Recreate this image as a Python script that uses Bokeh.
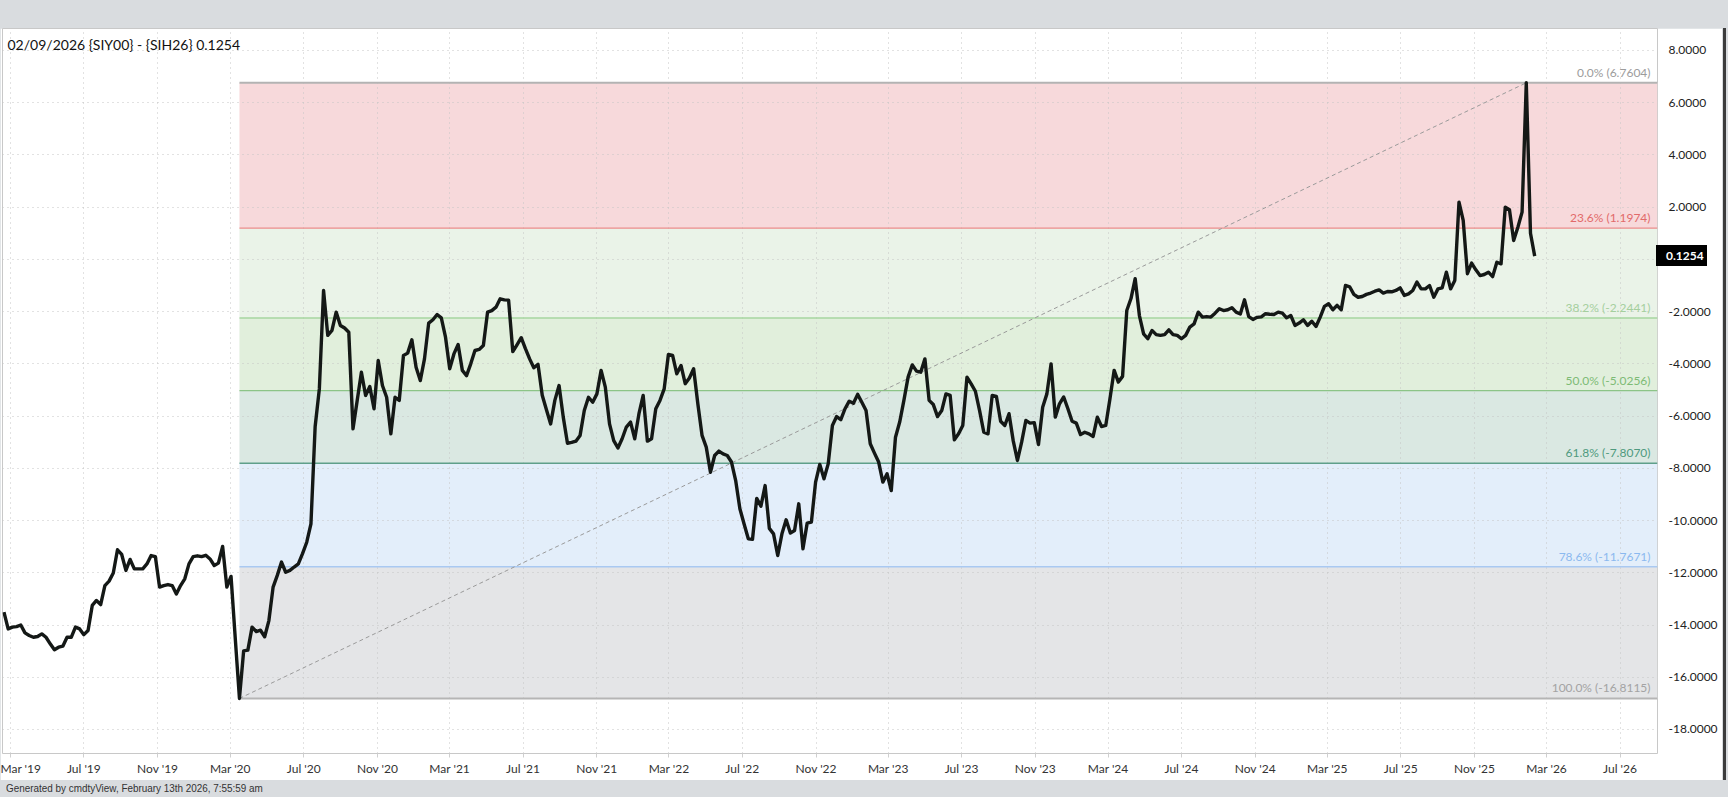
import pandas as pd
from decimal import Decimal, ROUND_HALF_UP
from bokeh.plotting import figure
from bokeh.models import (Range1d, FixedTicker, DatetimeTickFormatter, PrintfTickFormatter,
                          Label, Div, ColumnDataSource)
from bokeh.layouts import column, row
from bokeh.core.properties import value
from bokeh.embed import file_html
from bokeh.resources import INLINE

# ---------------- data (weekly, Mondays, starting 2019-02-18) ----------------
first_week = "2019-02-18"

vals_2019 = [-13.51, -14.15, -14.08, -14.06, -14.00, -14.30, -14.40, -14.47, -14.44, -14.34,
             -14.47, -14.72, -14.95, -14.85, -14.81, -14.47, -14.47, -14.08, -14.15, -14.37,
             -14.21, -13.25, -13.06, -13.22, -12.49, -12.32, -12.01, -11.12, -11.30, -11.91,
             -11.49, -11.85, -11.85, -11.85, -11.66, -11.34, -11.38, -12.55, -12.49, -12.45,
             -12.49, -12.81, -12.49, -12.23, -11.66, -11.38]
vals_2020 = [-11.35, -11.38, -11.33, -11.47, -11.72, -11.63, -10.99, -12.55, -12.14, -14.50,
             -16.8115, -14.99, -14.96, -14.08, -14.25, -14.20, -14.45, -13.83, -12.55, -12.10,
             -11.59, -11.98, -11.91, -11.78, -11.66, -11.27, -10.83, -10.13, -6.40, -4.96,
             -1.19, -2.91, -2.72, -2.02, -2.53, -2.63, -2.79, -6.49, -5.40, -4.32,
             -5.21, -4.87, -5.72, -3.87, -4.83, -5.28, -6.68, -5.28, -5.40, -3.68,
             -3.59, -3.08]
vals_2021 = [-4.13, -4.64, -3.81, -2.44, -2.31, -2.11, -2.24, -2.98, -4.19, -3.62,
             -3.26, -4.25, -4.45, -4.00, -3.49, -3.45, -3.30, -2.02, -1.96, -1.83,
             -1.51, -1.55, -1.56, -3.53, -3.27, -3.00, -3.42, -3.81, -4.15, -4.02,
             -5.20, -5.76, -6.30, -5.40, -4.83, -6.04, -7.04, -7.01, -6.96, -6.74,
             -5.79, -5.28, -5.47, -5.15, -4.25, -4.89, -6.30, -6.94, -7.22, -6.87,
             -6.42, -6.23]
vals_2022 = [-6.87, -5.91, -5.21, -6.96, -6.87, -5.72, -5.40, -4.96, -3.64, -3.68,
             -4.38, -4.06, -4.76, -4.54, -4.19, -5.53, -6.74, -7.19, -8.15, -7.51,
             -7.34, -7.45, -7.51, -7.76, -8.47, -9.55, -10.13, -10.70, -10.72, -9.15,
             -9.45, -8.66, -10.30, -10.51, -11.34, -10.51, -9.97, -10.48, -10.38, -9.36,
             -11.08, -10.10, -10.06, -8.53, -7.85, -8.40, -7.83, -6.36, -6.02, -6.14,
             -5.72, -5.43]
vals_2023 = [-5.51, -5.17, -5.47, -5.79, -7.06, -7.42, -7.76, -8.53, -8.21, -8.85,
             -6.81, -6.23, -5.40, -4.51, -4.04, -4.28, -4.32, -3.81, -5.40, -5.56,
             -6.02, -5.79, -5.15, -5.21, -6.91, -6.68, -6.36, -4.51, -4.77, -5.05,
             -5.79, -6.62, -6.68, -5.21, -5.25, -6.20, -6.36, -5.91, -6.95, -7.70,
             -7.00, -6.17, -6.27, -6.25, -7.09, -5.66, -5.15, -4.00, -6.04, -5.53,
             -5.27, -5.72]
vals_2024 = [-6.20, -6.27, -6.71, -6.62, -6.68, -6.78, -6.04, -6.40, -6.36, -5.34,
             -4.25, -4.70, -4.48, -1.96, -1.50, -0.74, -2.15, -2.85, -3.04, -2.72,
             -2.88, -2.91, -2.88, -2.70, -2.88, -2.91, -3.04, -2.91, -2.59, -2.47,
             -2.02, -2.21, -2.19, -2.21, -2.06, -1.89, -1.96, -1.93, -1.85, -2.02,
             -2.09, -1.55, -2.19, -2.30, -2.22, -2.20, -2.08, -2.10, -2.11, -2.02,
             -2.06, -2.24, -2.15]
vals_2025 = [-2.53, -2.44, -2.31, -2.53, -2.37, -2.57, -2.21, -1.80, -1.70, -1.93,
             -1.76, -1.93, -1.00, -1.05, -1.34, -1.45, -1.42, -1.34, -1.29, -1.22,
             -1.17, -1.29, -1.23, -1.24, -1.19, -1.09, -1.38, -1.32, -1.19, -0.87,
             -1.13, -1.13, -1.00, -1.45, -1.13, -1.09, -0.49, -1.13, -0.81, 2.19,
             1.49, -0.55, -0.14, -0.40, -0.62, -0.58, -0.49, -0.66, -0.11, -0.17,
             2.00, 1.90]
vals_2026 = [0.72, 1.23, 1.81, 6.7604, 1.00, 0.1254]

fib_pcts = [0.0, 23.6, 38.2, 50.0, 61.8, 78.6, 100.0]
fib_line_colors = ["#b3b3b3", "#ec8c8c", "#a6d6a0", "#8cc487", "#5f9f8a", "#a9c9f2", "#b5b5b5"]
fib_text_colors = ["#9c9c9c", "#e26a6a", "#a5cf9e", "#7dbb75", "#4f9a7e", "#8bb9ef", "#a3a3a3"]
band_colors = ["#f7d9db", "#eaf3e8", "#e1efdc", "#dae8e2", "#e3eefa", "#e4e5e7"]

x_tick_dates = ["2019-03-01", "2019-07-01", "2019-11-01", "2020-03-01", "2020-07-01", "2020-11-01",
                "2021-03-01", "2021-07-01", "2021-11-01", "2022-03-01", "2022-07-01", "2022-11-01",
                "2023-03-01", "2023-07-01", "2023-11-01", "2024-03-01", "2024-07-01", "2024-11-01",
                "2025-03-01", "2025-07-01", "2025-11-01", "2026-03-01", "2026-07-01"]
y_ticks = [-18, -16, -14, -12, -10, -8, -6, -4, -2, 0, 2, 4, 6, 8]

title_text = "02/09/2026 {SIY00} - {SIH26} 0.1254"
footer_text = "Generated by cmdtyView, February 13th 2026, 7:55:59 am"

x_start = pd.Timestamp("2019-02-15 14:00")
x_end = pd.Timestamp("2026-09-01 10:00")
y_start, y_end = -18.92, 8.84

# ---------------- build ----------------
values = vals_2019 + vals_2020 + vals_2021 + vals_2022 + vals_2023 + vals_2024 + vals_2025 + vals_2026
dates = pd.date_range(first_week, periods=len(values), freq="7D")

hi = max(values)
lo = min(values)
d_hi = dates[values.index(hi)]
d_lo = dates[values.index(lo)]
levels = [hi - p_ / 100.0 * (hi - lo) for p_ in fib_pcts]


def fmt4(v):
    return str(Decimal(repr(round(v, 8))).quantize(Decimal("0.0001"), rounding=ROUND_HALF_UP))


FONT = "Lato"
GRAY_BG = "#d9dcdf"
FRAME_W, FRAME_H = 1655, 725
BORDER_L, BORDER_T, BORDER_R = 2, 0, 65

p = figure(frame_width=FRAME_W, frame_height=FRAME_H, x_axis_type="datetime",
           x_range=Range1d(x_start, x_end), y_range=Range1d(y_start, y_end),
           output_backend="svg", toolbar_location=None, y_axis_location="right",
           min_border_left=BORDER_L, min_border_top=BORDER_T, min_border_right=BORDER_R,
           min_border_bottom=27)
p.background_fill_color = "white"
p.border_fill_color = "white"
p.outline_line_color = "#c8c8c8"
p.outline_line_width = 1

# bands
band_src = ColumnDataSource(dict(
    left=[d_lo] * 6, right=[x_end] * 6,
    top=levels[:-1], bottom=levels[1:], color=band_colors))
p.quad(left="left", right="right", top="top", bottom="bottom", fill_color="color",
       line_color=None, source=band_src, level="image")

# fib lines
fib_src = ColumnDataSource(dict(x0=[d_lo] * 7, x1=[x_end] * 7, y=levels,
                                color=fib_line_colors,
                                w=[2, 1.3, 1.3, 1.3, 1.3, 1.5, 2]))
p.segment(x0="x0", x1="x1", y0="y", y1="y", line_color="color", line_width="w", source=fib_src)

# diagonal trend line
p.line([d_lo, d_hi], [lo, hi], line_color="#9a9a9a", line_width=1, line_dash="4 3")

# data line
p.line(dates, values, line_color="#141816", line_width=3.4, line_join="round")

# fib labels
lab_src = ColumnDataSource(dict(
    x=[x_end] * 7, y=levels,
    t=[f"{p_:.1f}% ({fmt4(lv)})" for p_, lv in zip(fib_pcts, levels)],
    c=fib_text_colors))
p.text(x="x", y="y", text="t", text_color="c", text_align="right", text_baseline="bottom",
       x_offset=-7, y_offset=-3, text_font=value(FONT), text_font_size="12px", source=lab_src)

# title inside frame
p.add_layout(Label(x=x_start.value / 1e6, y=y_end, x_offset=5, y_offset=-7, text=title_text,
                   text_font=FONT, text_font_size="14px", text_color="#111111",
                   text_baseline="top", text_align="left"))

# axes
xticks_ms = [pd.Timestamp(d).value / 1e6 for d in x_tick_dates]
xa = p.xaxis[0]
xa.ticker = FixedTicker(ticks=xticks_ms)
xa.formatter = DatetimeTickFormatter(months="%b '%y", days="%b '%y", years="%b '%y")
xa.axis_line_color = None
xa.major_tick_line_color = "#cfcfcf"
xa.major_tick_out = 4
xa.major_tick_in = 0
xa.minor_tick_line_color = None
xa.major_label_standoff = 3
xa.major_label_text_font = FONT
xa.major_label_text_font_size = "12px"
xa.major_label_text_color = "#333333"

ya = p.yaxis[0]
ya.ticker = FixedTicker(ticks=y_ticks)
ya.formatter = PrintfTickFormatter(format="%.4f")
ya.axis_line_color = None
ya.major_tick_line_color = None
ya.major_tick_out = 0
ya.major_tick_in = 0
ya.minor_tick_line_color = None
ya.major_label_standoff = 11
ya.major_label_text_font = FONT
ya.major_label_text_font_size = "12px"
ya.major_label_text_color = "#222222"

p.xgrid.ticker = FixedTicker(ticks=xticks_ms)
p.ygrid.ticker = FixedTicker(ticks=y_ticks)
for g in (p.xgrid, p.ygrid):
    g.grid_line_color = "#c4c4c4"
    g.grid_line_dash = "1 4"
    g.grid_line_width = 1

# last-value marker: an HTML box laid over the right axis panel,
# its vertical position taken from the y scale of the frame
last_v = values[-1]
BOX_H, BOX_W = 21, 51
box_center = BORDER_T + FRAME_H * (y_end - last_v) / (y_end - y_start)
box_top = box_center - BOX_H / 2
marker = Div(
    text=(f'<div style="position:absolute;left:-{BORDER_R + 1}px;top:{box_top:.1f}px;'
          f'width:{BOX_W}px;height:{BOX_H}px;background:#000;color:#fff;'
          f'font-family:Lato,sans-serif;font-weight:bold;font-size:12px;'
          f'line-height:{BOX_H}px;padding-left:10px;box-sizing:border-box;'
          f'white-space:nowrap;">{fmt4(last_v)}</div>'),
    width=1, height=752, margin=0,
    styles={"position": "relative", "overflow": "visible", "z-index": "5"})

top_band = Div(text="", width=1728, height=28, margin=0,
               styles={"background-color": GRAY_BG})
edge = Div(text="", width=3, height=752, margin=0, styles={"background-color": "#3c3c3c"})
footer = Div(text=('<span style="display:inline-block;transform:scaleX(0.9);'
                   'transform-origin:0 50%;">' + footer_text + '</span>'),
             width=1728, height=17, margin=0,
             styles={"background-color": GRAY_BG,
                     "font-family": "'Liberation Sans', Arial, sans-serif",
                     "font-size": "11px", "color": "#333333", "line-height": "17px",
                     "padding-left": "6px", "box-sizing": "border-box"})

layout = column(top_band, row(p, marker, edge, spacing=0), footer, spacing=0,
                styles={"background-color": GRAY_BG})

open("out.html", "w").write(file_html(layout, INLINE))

Do this: State the count of lines with the word "image" in them, and write nothing else.

Result: 2